'''

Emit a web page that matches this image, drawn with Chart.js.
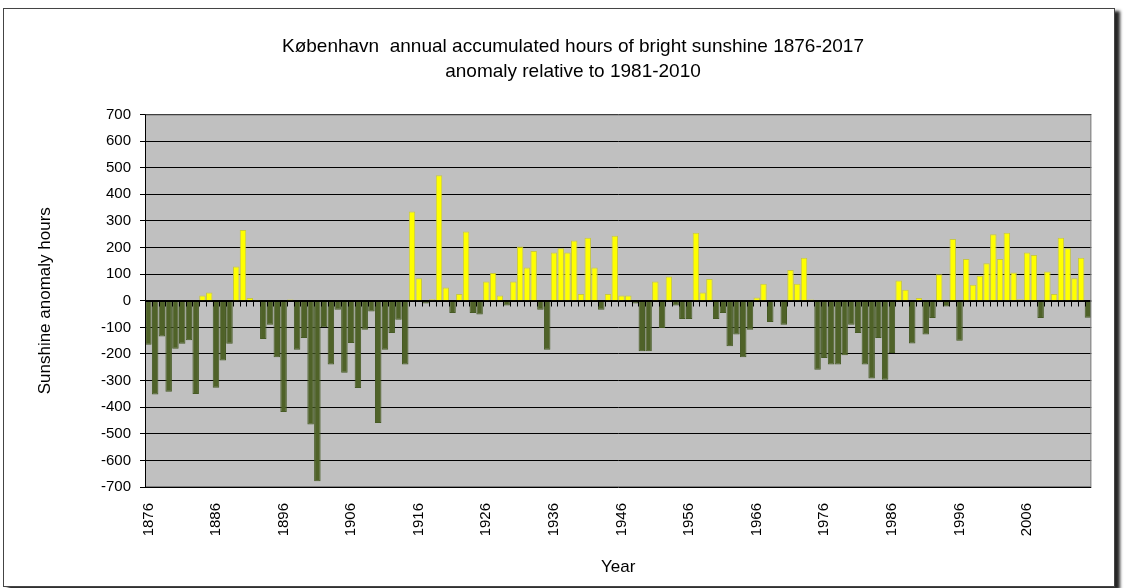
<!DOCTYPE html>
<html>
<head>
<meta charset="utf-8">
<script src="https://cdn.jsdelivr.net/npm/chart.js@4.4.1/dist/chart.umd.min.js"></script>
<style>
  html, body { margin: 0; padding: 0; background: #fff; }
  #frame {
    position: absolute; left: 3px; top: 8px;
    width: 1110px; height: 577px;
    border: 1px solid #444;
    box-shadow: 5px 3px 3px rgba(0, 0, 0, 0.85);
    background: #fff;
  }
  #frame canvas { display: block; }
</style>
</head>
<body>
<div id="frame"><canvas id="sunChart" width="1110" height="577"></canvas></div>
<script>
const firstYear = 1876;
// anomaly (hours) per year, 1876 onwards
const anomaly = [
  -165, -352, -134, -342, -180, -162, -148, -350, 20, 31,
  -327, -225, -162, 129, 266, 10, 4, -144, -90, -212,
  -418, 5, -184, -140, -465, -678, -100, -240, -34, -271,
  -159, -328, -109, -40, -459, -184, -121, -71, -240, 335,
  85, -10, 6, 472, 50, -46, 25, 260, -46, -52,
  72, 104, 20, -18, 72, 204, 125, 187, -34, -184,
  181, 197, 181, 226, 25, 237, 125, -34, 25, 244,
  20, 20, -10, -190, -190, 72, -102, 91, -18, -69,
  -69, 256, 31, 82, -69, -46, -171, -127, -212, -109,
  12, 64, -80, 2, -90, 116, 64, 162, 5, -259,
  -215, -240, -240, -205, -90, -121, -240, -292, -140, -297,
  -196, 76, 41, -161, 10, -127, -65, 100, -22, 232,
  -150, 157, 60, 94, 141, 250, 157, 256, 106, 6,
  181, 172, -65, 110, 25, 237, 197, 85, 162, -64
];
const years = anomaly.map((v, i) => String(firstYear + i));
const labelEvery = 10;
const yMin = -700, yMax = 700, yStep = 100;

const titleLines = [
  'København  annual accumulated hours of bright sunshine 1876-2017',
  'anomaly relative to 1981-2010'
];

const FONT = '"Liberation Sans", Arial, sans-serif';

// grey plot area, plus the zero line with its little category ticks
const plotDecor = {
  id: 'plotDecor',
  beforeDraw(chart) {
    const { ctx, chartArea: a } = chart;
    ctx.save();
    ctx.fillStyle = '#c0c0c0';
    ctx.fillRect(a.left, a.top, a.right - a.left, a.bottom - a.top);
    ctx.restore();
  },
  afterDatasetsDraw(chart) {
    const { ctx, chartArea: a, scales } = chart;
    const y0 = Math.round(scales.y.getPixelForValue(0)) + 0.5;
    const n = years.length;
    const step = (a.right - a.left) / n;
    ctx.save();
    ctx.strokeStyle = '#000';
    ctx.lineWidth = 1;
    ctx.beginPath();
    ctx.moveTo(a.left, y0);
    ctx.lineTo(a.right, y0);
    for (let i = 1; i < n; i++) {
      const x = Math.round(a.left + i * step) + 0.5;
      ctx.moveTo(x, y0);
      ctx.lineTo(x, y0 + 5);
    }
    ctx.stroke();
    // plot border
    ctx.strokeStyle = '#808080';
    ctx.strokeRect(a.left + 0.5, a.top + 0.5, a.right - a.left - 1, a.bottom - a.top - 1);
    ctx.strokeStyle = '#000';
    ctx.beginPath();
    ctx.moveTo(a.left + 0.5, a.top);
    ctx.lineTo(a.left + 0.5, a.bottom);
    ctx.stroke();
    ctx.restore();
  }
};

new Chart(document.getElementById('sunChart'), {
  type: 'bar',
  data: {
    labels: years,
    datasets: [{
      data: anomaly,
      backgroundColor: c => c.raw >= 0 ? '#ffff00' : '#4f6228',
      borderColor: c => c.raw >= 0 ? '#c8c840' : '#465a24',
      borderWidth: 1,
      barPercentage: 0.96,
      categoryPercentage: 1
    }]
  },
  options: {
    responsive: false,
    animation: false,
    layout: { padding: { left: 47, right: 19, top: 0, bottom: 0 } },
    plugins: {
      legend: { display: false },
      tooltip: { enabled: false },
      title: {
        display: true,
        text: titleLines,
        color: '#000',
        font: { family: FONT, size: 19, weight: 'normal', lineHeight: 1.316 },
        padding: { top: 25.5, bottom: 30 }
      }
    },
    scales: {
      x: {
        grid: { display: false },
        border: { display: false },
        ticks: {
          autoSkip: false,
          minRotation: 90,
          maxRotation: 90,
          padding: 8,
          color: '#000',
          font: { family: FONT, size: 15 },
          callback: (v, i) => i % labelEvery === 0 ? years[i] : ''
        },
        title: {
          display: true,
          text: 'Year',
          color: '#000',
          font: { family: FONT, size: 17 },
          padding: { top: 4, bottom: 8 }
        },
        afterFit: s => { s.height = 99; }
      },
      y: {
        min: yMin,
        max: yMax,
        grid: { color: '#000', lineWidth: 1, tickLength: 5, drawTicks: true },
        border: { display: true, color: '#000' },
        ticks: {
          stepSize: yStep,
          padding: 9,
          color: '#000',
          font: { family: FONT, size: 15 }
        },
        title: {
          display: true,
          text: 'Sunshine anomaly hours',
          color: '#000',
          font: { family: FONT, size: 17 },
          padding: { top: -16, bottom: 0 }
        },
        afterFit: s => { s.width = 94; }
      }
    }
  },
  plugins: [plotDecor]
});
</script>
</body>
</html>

'''
'''

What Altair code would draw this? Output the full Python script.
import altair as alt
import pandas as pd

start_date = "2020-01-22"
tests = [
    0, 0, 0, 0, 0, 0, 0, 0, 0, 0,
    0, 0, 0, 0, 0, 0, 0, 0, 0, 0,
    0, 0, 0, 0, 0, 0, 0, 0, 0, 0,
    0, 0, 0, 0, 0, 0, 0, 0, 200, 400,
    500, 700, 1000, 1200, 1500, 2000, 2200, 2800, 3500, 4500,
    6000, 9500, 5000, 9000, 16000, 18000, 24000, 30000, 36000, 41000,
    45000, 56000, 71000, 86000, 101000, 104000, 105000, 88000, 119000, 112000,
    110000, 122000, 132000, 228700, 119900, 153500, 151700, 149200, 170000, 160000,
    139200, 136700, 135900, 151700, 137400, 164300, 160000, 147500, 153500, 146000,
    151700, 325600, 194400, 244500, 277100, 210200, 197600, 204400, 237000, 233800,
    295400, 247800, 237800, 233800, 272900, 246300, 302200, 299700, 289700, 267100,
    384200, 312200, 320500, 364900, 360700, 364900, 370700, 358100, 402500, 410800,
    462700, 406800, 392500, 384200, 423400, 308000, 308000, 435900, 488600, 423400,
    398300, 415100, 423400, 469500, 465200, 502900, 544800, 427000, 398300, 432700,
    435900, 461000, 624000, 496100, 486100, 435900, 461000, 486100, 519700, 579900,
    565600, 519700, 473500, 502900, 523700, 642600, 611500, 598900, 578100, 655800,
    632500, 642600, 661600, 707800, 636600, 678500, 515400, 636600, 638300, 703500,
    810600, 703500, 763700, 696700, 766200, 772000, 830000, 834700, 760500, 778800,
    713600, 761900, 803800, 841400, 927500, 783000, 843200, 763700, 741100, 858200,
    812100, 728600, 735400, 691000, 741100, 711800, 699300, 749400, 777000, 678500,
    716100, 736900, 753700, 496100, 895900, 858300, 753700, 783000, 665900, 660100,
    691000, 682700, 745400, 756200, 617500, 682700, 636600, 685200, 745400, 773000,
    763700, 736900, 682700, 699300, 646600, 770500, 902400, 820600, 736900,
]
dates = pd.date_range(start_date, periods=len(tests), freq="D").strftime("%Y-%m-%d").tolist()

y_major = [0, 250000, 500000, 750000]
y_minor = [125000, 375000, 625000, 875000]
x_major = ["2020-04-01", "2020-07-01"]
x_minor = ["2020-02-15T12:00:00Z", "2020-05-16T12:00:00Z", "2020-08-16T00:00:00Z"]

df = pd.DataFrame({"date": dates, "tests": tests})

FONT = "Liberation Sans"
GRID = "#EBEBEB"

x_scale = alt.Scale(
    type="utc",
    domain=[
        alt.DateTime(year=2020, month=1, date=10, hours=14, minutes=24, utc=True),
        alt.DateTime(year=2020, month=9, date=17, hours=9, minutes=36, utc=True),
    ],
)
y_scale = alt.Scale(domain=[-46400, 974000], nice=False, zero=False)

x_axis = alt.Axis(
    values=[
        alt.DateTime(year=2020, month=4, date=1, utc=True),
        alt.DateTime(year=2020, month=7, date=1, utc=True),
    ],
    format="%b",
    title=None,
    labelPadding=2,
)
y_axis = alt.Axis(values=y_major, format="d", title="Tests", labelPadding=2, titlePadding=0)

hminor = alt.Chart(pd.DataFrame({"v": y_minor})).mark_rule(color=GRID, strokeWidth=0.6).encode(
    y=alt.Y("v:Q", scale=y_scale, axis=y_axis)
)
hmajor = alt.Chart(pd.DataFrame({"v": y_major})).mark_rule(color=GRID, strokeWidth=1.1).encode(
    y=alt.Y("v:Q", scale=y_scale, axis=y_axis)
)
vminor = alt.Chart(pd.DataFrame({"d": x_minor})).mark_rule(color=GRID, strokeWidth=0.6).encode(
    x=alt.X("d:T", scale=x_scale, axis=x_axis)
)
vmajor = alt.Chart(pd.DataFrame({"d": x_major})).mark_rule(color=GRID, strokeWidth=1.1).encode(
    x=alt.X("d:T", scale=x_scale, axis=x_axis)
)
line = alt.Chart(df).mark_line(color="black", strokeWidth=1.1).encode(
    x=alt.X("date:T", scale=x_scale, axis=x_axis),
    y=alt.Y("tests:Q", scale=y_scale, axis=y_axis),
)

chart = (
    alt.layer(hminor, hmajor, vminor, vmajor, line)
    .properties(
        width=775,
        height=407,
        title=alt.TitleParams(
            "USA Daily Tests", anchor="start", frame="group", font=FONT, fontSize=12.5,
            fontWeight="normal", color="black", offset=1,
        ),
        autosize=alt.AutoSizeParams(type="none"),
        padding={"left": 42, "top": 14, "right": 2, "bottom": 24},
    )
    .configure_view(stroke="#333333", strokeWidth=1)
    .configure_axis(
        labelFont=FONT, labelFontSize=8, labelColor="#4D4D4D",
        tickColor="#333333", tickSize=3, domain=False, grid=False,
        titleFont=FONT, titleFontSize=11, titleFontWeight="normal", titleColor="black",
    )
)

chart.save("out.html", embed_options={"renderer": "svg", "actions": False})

'''

**PROBLEM TO WORK ON**
In the material above, how many lines hold the word "with"? Say only the number.

**ANSWER BELOW**
2